**EXERCISE AIM**
Leave out the pictures, then output the lines of the records below from the first through the one containing "[80.2, 17.0], [86.9, 9.3], [91.9, 5.2], [98.0, 0.3]];".

** Start of ITEMS **

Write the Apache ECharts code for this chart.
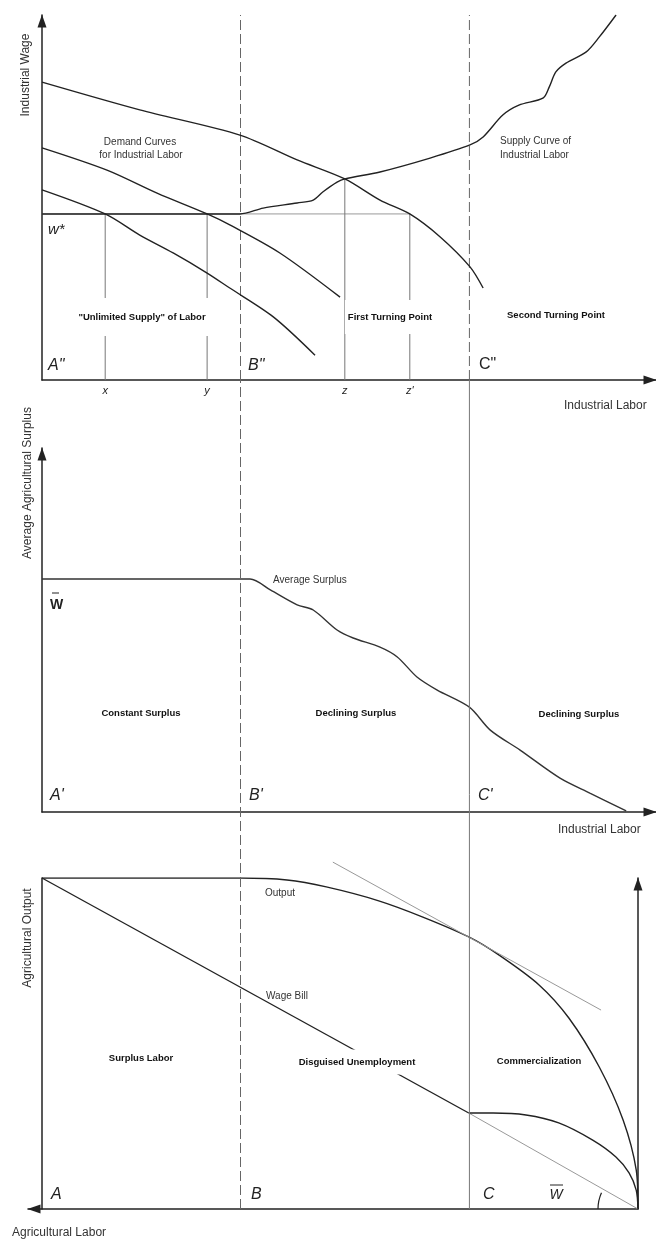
<!DOCTYPE html>
<html>
<head>
<meta charset="utf-8">
<script src="https://cdn.jsdelivr.net/npm/echarts@6/dist/echarts.min.js"></script>
<style>
  html, body { margin: 0; padding: 0; background: #fff; }
  #chart { width: 656px; height: 1240px; }
</style>
</head>
<body>
<div id="chart"></div>
<script>
// labour positions of the turning points (shared by the three panels)
const stageB = 33.3;
const stageC = 71.7;

// top panel: industrial labour market
const wageStar = 45.5;
const dropNames = ['x', 'y', 'z', "z'"];
const dropLabor = [10.6, 27.7, 50.8, 61.7];
const dropWage = [45.5, 45.5, 55.1, 45.5];
const demandHigh = [[0, 81.6], [16.4, 74.0], [33.2, 67.1], [42.8, 60.3], [50.8, 55.1], [56.7, 49.3],
  [61.7, 45.5], [66.8, 39.2], [71.8, 31.0], [74.0, 25.2]];
const demandMid = [[0, 63.6], [10.9, 57.5], [19.3, 51.2], [27.7, 45.5], [31.5, 42.5], [39.9, 34.8], [50.0, 22.7]];
const demandLow = [[0, 52.1], [10.6, 45.5], [16.4, 39.7], [22.0, 34.8], [27.7, 29.3], [31.5, 25.2],
  [38.8, 17.3], [45.8, 6.8]];
const supply = [[0, 45.5], [33.2, 45.5], [37.1, 47.1], [42.8, 48.5], [45.5, 49.3], [47.1, 51.5], [49.5, 54.2],
  [50.8, 55.1], [56.7, 57.0], [65.1, 60.8], [71.8, 64.4], [74.0, 66.6], [77.3, 72.6], [80.0, 75.3],
  [84.1, 77.3], [85.1, 80.3], [86.2, 84.4], [87.9, 86.8], [91.3, 89.9], [93.5, 94.0], [96.3, 100]];

// middle panel: average agricultural surplus
const avgSurplus = [[0, 64.0], [34.9, 64.0], [38.3, 61.0], [42.8, 56.9], [45.5, 55.5], [49.5, 50.0],
  [52.2, 47.8], [56.7, 45.3], [59.6, 42.6], [62.9, 37.1], [66.3, 33.5], [71.7, 28.8], [75.2, 22.5],
  [80.2, 17.0], [86.9, 9.3], [91.9, 5.2], [98.0, 0.3]];

// bottom panel: agricultural output
const output = [[0, 100], [33.4, 100], [41.1, 99.4], [47.7, 97.3], [56.5, 93.1], [63.9, 88.2],
  [71.6, 82.2], [76.7, 76.7], [83.4, 67.7], [88.4, 57.7], [93.5, 42.9], [97.5, 26.9], [99.7, 11.8], [100, 0]];
const wageBill = [[0, 100], [71.6, 29.0]];
const wageBillRest = [[71.6, 29.0], [100, 0]];
const commercialWage = [[71.6, 29.0], [75.7, 29.0], [81.2, 28.4], [86.7, 26.0], [92.4, 20.8],
  [96.3, 15.7], [98.5, 10.9], [99.7, 5.7], [100, 0]];
const tangentAtC = [[48.8, 104.8], [93.8, 60.1]];

const FONT = '"Liberation Sans", Arial, sans-serif';
const INK = '#222';

const chart = echarts.init(document.getElementById('chart'));

function axis(gridIndex, min, max, extra) {
  return Object.assign({
    gridIndex, type: 'value', min, max,
    axisTick: { show: false },
    axisLabel: { show: false },
    splitLine: { show: false },
    axisLine: { show: true, lineStyle: { color: INK, width: 1.5 } }
  }, extra || {});
}
const arrowEnd = { show: true, symbol: ['none', 'triangle'], symbolSize: [9, 13], symbolOffset: [0, -6], lineStyle: { color: INK, width: 1.5 } };

function line(xi, data, style, extra) {
  return Object.assign({
    type: 'line', xAxisIndex: xi, yAxisIndex: xi === 2 ? 2 : (xi === 3 ? 4 : xi),
    data, showSymbol: false, symbol: 'none', silent: true,
    lineStyle: Object.assign({ color: INK, width: 1.4 }, style)
  }, extra || {});
}

const bDash = { color: '#666', width: 1, type: [10, 4] };

const series = [
  // top panel guides
  line(0, [[stageB, 0], [stageB, 100]], bDash),
  line(0, [[stageC, 0], [stageC, 100]], bDash),
  line(0, [[0, wageStar], [dropLabor[3], wageStar]], { color: '#999', width: 1 }),
  ...dropLabor.map((v, i) => line(0, [[v, 0], [v, dropWage[i]]], { color: '#777', width: 1 })),
  line(0, demandHigh, {}, { smooth: 0.3 }),
  line(0, demandMid, {}, { smooth: 0.3 }),
  line(0, demandLow, {}, { smooth: 0.3 }),
  line(0, supply, {}, { smooth: 0.3 }),
  // middle panel
  line(1, avgSurplus, { color: '#333' }, { smooth: 0.3 }),
  // bottom panel
  line(2, output, {}, { smooth: 0.3 }),
  line(2, wageBill, {}),
  line(2, wageBillRest, { color: '#999', width: 1 }),
  line(2, commercialWage, {}, { smooth: 0.3 }),
  line(2, tangentAtC, { color: '#999', width: 1 }, { clip: false }),
  // guides through the lower two panels
  line(3, [[stageB, 0], [stageB, 1]], bDash),
  line(3, [[stageC, 0], [stageC, 1]], { color: '#777', width: 1 })
];

function label(text, x, y, style, extra) {
  return Object.assign({
    type: 'text', x, y, z: 100, silent: true,
    style: Object.assign({ text, font: '10px ' + FONT, fill: '#333', align: 'left', verticalAlign: 'middle' }, style)
  }, extra || {});
}
const bold = (t, x, y, pad) => label(t, x, y, {
  font: 'bold 9.5px ' + FONT, fill: '#111', align: 'center',
  backgroundColor: '#fff', padding: pad || [2, 3]
});
const letter = (t, x, y, upright) => label(t, x, y, { font: (upright ? '' : 'italic ') + '16px ' + FONT, fill: INK });
const small = (t, x, y) => label(t, x, y, { font: 'italic 11px ' + FONT, fill: INK, align: 'center' });
const axisTitle = (t, x, y, rotated) => label(t, x, y, { font: '12px ' + FONT, fill: '#333', align: rotated ? 'center' : 'left' },
  rotated ? { rotation: Math.PI / 2 } : {});

const graphic = [
  axisTitle('Industrial Wage', 26, 75, true),
  label('Demand Curves', 140, 142, { align: 'center' }),
  label('for Industrial Labor', 141, 155, { align: 'center' }),
  label('Supply Curve of', 500, 141),
  label('Industrial Labor', 500, 155),
  label('w*', 48, 230, { font: 'italic 15px ' + FONT, fill: INK }),
  bold('"Unlimited Supply" of Labor', 142, 317, [13, 3, 15, 3]),
  bold('First Turning Point', 390, 317, [13, 3, 11, 3]),
  bold('Second Turning Point', 556, 315),
  letter('A"', 48, 366), letter('B"', 248, 366), letter('C"', 479, 365, true),
  ...dropNames.map((n, i) => small(n, 42 + dropLabor[i] * 5.96, 391)),
  axisTitle('Industrial Labor', 564, 406),

  axisTitle('Average Agricultural Surplus', 28, 483, true),
  label('W', 50, 605, { font: 'bold 14px ' + FONT, fill: INK }),
  label('Average Surplus', 273, 580),
  bold('Constant Surplus', 141, 713),
  bold('Declining Surplus', 356, 713),
  bold('Declining Surplus', 579, 714),
  letter("A'", 50, 796), letter("B'", 249, 796), letter("C'", 478, 796),
  axisTitle('Industrial Labor', 558, 830),

  axisTitle('Agricultural Output', 28, 938, true),
  label('Output', 265, 893),
  label('Wage Bill', 266, 996),
  bold('Surplus Labor', 141, 1058),
  bold('Disguised Unemployment', 357, 1062, [10, 3, 5, 3]),
  bold('Commercialization', 539, 1061),
  letter('A', 51, 1195), letter('B', 251, 1195), letter('C', 483, 1195),
  label('W', 556, 1195, { font: 'italic 14px ' + FONT, fill: INK, align: 'center' }),
  axisTitle('Agricultural Labor', 12, 1233)
];

chart.setOption({
  animation: false,
  backgroundColor: '#fff',
  grid: [
    { left: 42, right: 0, top: 15, height: 365 },
    { left: 42, right: 0, top: 448, height: 364 },
    { left: 28, right: 18, top: 878, height: 331 },
    { left: 42, right: 0, top: 380, height: 829 }
  ],
  xAxis: [
    axis(0, 0, 103, { axisLine: arrowEnd }),
    axis(1, 0, 103, { axisLine: arrowEnd }),
    axis(2, -2.35, 100, { axisLine: { show: true, symbol: ['triangle', 'none'], symbolSize: [9, 13], symbolOffset: [6, 0], lineStyle: { color: INK, width: 1.5 } } }),
    axis(3, 0, 103, { show: false })
  ],
  yAxis: [
    axis(0, 0, 100, { axisLine: arrowEnd }),
    axis(1, 0, 100, { axisLine: arrowEnd }),
    axis(2, 0, 100, { axisLine: { show: true, onZero: true, lineStyle: { color: INK, width: 1.5 } } }),
    axis(2, 0, 100, { position: 'right', axisLine: Object.assign({}, arrowEnd, { onZero: false }) }),
    axis(3, 0, 1, { show: false })
  ],
  series,
  graphic
});

// overlines for the W-bar labels and the angle mark at the bottom-right corner
const corner = chart.convertToPixel({ xAxisIndex: 2, yAxisIndex: 2 }, [100, 0]);
chart.setOption({
  graphic: graphic.concat([
    { type: 'line', z: 100, silent: true, shape: { x1: 52, y1: 593, x2: 59, y2: 593 }, style: { stroke: INK, lineWidth: 1 } },
    { type: 'line', z: 100, silent: true, shape: { x1: 550, y1: 1185, x2: 563, y2: 1185 }, style: { stroke: INK, lineWidth: 1 } },
    { type: 'arc', z: 100, silent: true, shape: { cx: corner[0], cy: corner[1], r: 40, startAngle: Math.PI, endAngle: Math.PI + 0.42, clockwise: true },
      style: { stroke: INK, lineWidth: 1.2, fill: null } }
  ])
});
</script>
</body>
</html>
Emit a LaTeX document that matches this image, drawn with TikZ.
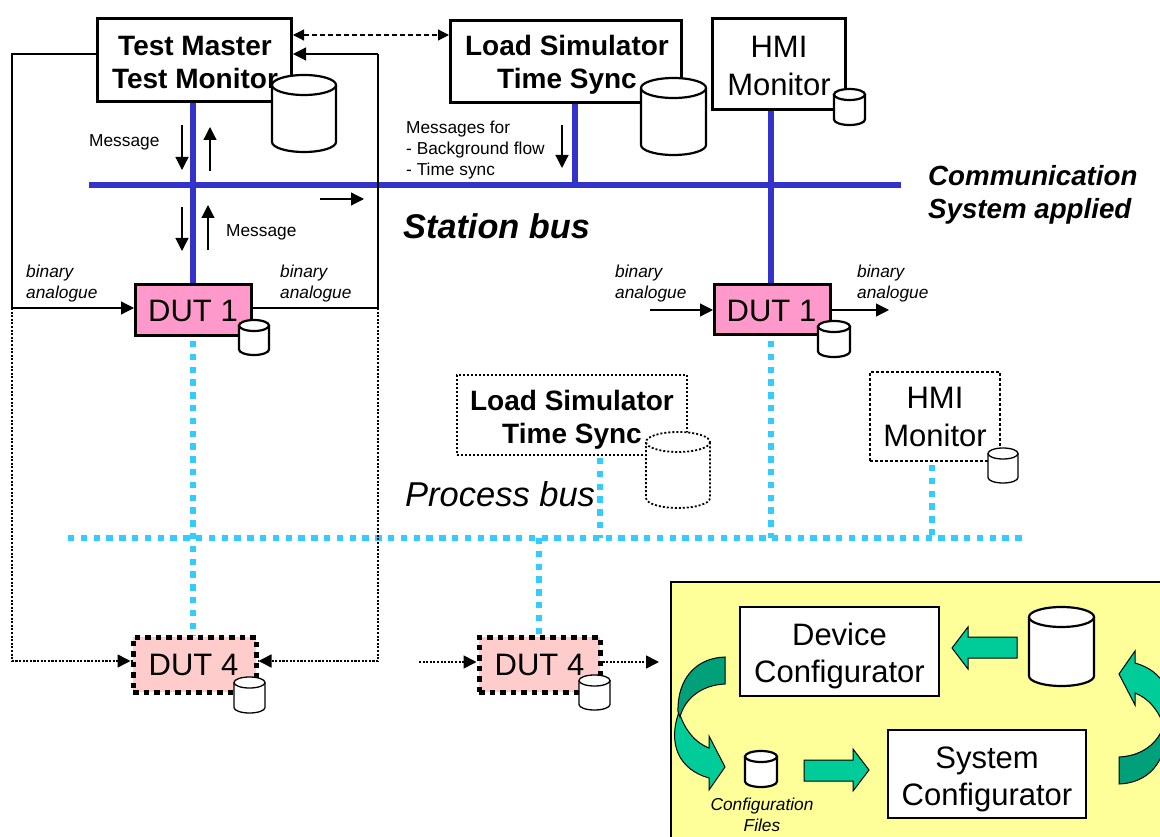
\documentclass[tikz,border=0pt]{standalone}
\usepackage{fontspec}
\setmainfont{Liberation Sans}
\usetikzlibrary{arrows.meta}
\definecolor{busblue}{HTML}{3333CC}
\definecolor{buscyan}{HTML}{33CCFF}
\definecolor{dutpink}{HTML}{FF99CC}
\definecolor{dutrose}{HTML}{FFCCCC}
\definecolor{cfgyellow}{HTML}{FFFF99}
\definecolor{arrowlight}{HTML}{00CC99}
\definecolor{arrowdark}{HTML}{00A07A}
\tikzset{
  tip/.style={-{Triangle[length=13pt,width=13pt]}},
  thinline/.style={draw=black,line width=1.2pt},
  flow/.style={thinline,tip},
  dotline/.style={draw=black,line width=1.6pt,dash pattern=on 2pt off 1.6pt},
  stationbus/.style={draw=busblue,line width=6pt},
  processbus/.style={draw=buscyan,line width=6pt,dash pattern=on 6.4pt off 6.4pt},
  boxbase/.style={draw=black,fill=white,inner sep=0pt},
  solidframe/.style={boxbase,line width=3pt},
  dotframe/.style={boxbase,line width=1.8pt,dash pattern=on 2pt off 2pt},
  dashframe/.style={boxbase,line width=1.8pt,dash pattern=on 3pt off 2pt},
  dutone/.style={boxbase,fill=dutpink,line width=3pt},
  dutfour/.style={boxbase,fill=dutrose,line width=5pt,dash pattern=on 5.5pt off 5pt},
  cfgbox/.style={boxbase,line width=1.2pt},
  boldtext/.style={inner sep=0pt,align=center,font=\fontsize{28}{33}\selectfont\bfseries},
  bigtext/.style={inner sep=0pt,align=center,font=\fontsize{31}{38}\selectfont},
  cfgtext/.style={inner sep=0pt,align=center,font=\fontsize{31}{37}\selectfont},
  small/.style={inner sep=0pt,anchor=west,align=left,font=\fontsize{17.3}{21}\selectfont},
  smallit/.style={small,font=\fontsize{17.3}{21}\selectfont\itshape},
  blockarrow/.style={draw=black,line width=1pt,fill=arrowlight,line join=miter},
  blockdark/.style={draw=black,line width=1pt,fill=arrowdark,line join=miter},
  cyl/.style={draw=black,fill=white,line width=2.2pt},
  cylthin/.style={draw=black,fill=white,line width=1.3pt},
  cyldot/.style={draw=black,fill=white,line width=1.8pt,dash pattern=on 2pt off 2pt},
}
% left x, top y, width, height, cap half height, style
\newcommand{\drum}[6]{%
  \path[#6] (#1,#2+#5) -- (#1,#2+#4-#5) arc[start angle=180,end angle=0,x radius=#3/2,y radius=#5]
     -- (#1+#3,#2+#5);
  \path[#6] (#1+#3/2,#2+#5) circle[x radius=#3/2,y radius=#5];
}
\begin{document}
\begin{tikzpicture}[x=1pt,y=-1pt]
\useasboundingbox (0,0) rectangle (1160,837);
\clip (0,0) rectangle (1160,837);

% named junctions
\coordinate (busW) at (89,185);
\coordinate (busE) at (901,185);
\coordinate (busB) at (575,185);
\coordinate (pbW) at (68,538);
\coordinate (pbE) at (1022,538);
\coordinate (lt) at (12,54);
\coordinate (lm) at (12,308);
\coordinate (lb) at (12,661);
\coordinate (rt) at (378,54);
\coordinate (rm) at (378,308);
\coordinate (rb) at (378,661);

% buses
\draw[stationbus] (busW) -- (busE);
\draw[stationbus] (193,102) -- (193,283);
\draw[stationbus] (575,102) -- (busB);
\draw[stationbus] (771,109) -- (771,283);

\draw[processbus] (193,341) -- (193,636);
\draw[processbus] (771,341) -- (771,538);
\draw[processbus] (600,458) -- (600,538);
\draw[processbus] (932,465) -- (932,538);
\draw[processbus] (539,538) -- (539,636);
\draw[processbus] (pbW) -- (pbE);

% thin frame lines
\draw[thinline] (97,54) -- (lt) -- (lm);
\draw[thinline] (253,308) -- (rm) -- (rt);
\draw[dotline] (lm) -- (lb) -- (133,661);
\draw[dotline] (rm) -- (rb) -- (258,661);

% boxes
\node[solidframe,minimum width=194pt,minimum height=83pt] (tm) at (194.5,60) {};
\node[boldtext] (tmt) at (195,62.5) {Test Master\\Test Monitor};
\node[solidframe,minimum width=231pt,minimum height=82pt] (ls) at (566,61.5) {};
\node[boldtext] (lst) at (567,65) {Load Simulator\\Time Sync};
\node[solidframe,minimum width=133pt,minimum height=91pt] (hmi) at (779,64) {};
\node[bigtext] (hmit) at (779,65.5) {HMI\\Monitor};
\node[dutone,minimum width=116pt,minimum height=51pt] (d1a) at (193.5,310) {};
\node[bigtext] (d1at) at (193,311) {DUT 1};
\node[dutone,minimum width=116pt,minimum height=50pt] (d1b) at (772.5,309.5) {};
\node[bigtext] (d1bt) at (771.5,311) {DUT 1};
\node[dotframe,minimum width=230pt,minimum height=80pt] (ls2) at (572,415) {};
\node[boldtext] (ls2t) at (572,419.5) {Load Simulator\\Time Sync};
\node[dashframe,minimum width=130pt,minimum height=89pt] (hmi2) at (935,416.5) {};
\node[bigtext] (hmi2t) at (935,416.5) {HMI\\Monitor};
\node[dutfour,minimum width=123pt,minimum height=55pt] (d4a) at (194.5,664.5) {};
\node[bigtext] (d4at) at (193.5,665) {DUT 4};
\node[dutfour,minimum width=121pt,minimum height=55pt] (d4b) at (539.5,664.5) {};
\node[bigtext] (d4bt) at (539.5,665) {DUT 4};

% connectors to boxes
\draw[flow] (rt) -- (tm.east |- rt);
\draw[thinline,dash pattern=on 5pt off 3pt,{Triangle[length=11pt,width=11pt]}-{Triangle[length=11pt,width=11pt]}] (tm.east |- 0,35) -- (ls.west |- 0,35);
\draw[flow] (lm) -- (d1a.west |- lm);
\draw[flow,dotline] (lb) -- (d4a.west |- lb);
\draw[flow,dotline] (rb) -- (d4a.east |- rb);
\coordinate (inC) at (419,662);
\coordinate (outC) at (659,662);
\draw[flow,dotline] (inC) -- (d4b.west |- inC);
\draw[flow,dotline] (d4b.east |- outC) -- (outC);
\coordinate (inD) at (650,310);
\coordinate (outD) at (889,310);
\draw[flow] (inD) -- (d1b.west |- inD);
\draw[flow] (d1b.east |- outD) -- (outD);

% message arrows
\coordinate (m1a) at (182,125); \coordinate (m1b) at (182,170);
\coordinate (m2a) at (210,171); \coordinate (m2b) at (210,127);
\coordinate (m3a) at (182,207); \coordinate (m3b) at (182,251);
\coordinate (m4a) at (208,250); \coordinate (m4b) at (208,205);
\coordinate (m5a) at (320,199); \coordinate (m5b) at (364,199);
\coordinate (m6a) at (562,125); \coordinate (m6b) at (562,168);
\draw[flow] (m1a) -- (m1b);
\draw[flow] (m2a) -- (m2b);
\draw[flow] (m3a) -- (m3b);
\draw[flow] (m4a) -- (m4b);
\draw[flow] (m5a) -- (m5b);
\draw[flow] (m6a) -- (m6b);

% drums
\drum{272}{75}{64}{77}{10}{cyl}
\drum{641}{78}{65}{77}{10}{cyl}
\drum{834}{89}{31}{36}{5.5}{cyl}
\drum{239}{320}{30}{35}{5.5}{cyl}
\drum{818}{321}{32}{36}{5.5}{cyl}
\drum{646}{432}{64}{76}{10}{cyldot}
\drum{988}{448}{30}{35}{5.5}{cylthin}
\drum{234}{677}{31}{36}{5.5}{cylthin}
\drum{579}{675}{31}{35}{5.5}{cylthin}

% labels
\node[small] (t1) at (89,142) {Message};
\node[small] (t2) at (226,232) {Message};
\node[small,align=left] (t3) at (406,150) {Messages for\\- Background flow\\- Time sync};
\node[smallit] (t4) at (26,284) {binary\\analogue};
\node[smallit] (t5) at (280,284) {binary\\analogue};
\node[smallit] (t6) at (615,284) {binary\\analogue};
\node[smallit] (t7) at (857,284) {binary\\analogue};
\node[inner sep=0pt,anchor=west,font=\fontsize{34.3}{40}\selectfont\bfseries\itshape] (t8) at (403,226.5) {Station bus};
\node[inner sep=0pt,anchor=west,align=left,font=\fontsize{27.7}{32.5}\selectfont\bfseries\itshape] (t9) at (928,195) {Communication\\System applied};
\node[inner sep=0pt,anchor=west,font=\fontsize{34.5}{40}\selectfont\itshape] (t10) at (405,494) {Process bus};

% configuration panel
\path[draw=black,line width=1.2pt,fill=cfgyellow] (671,582) rectangle (1170,850);
\node[cfgbox,minimum width=199pt,minimum height=89pt] (dc) at (839.5,651.5) {};
\node[cfgtext] (dct) at (839.5,655.5) {Device\\Configurator};
\node[cfgbox,minimum width=198pt,minimum height=88pt] (sc) at (987,774) {};
\node[cfgtext] (sct) at (987,779) {System\\Configurator};
\drum{1029}{607}{65}{79}{10}{cyl}
\drum{745}{751}{32}{36}{5.5}{cyl}
\node[smallit,anchor=center,align=center] (t11) at (762,814.5) {Configuration\\Files};

% straight block arrows
\path[blockarrow] (1017,637) -- (968,637) -- (968,627) -- (952,648) -- (968,669) -- (968,658) -- (1017,658) -- cycle;
\path[blockarrow] (804,760) -- (853,760) -- (853,749) -- (869,770) -- (853,791) -- (853,781) -- (804,781) -- cycle;

% curved block arrows
\path[blockarrow] (679,712) .. controls (667,745) and (680,770) .. (709,778) -- (709,790) -- (725,767) -- (709,736)
   -- (709,748) .. controls (696,743) and (685,731) .. (679,712) -- cycle;
\path[blockdark] (725,657) .. controls (695,658) and (677,680) .. (678,712)
   .. controls (679,715) and (680,716) .. (680,717) .. controls (685,698) and (702,685) .. (725,684) -- cycle;

\path[blockarrow] (1165,729) .. controls (1177,696) and (1164,671) .. (1135,663) -- (1135,651) -- (1119,674) -- (1135,705)
   -- (1135,693) .. controls (1148,698) and (1159,710) .. (1165,729) -- cycle;
\path[blockdark] (1119,784) .. controls (1149,783) and (1167,761) .. (1166,729)
   .. controls (1165,726) and (1164,725) .. (1164,724) .. controls (1159,743) and (1142,756) .. (1119,757) -- cycle;
\end{tikzpicture}
\end{document}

** End of ITEMS **

**ANSWER TO THE TASK**
Write the Apache ECharts code for this chart.
<!DOCTYPE html>
<html>
<head>
<meta charset="utf-8">
<script src="https://cdn.jsdelivr.net/npm/echarts@6/dist/echarts.min.js"></script>
<style>
  html, body { margin: 0; padding: 0; background: #fff; }
  #chart { width: 656px; height: 1240px; }
</style>
</head>
<body>
<div id="chart"></div>
<script>
// labour positions of the turning points (shared by the three panels)
const stageB = 33.3;
const stageC = 71.7;

// top panel: industrial labour market
const wageStar = 45.5;
const dropNames = ['x', 'y', 'z', "z'"];
const dropLabor = [10.6, 27.7, 50.8, 61.7];
const dropWage = [45.5, 45.5, 55.1, 45.5];
const demandHigh = [[0, 81.6], [16.4, 74.0], [33.2, 67.1], [42.8, 60.3], [50.8, 55.1], [56.7, 49.3],
  [61.7, 45.5], [66.8, 39.2], [71.8, 31.0], [74.0, 25.2]];
const demandMid = [[0, 63.6], [10.9, 57.5], [19.3, 51.2], [27.7, 45.5], [31.5, 42.5], [39.9, 34.8], [50.0, 22.7]];
const demandLow = [[0, 52.1], [10.6, 45.5], [16.4, 39.7], [22.0, 34.8], [27.7, 29.3], [31.5, 25.2],
  [38.8, 17.3], [45.8, 6.8]];
const supply = [[0, 45.5], [33.2, 45.5], [37.1, 47.1], [42.8, 48.5], [45.5, 49.3], [47.1, 51.5], [49.5, 54.2],
  [50.8, 55.1], [56.7, 57.0], [65.1, 60.8], [71.8, 64.4], [74.0, 66.6], [77.3, 72.6], [80.0, 75.3],
  [84.1, 77.3], [85.1, 80.3], [86.2, 84.4], [87.9, 86.8], [91.3, 89.9], [93.5, 94.0], [96.3, 100]];

// middle panel: average agricultural surplus
const avgSurplus = [[0, 64.0], [34.9, 64.0], [38.3, 61.0], [42.8, 56.9], [45.5, 55.5], [49.5, 50.0],
  [52.2, 47.8], [56.7, 45.3], [59.6, 42.6], [62.9, 37.1], [66.3, 33.5], [71.7, 28.8], [75.2, 22.5],
  [80.2, 17.0], [86.9, 9.3], [91.9, 5.2], [98.0, 0.3]];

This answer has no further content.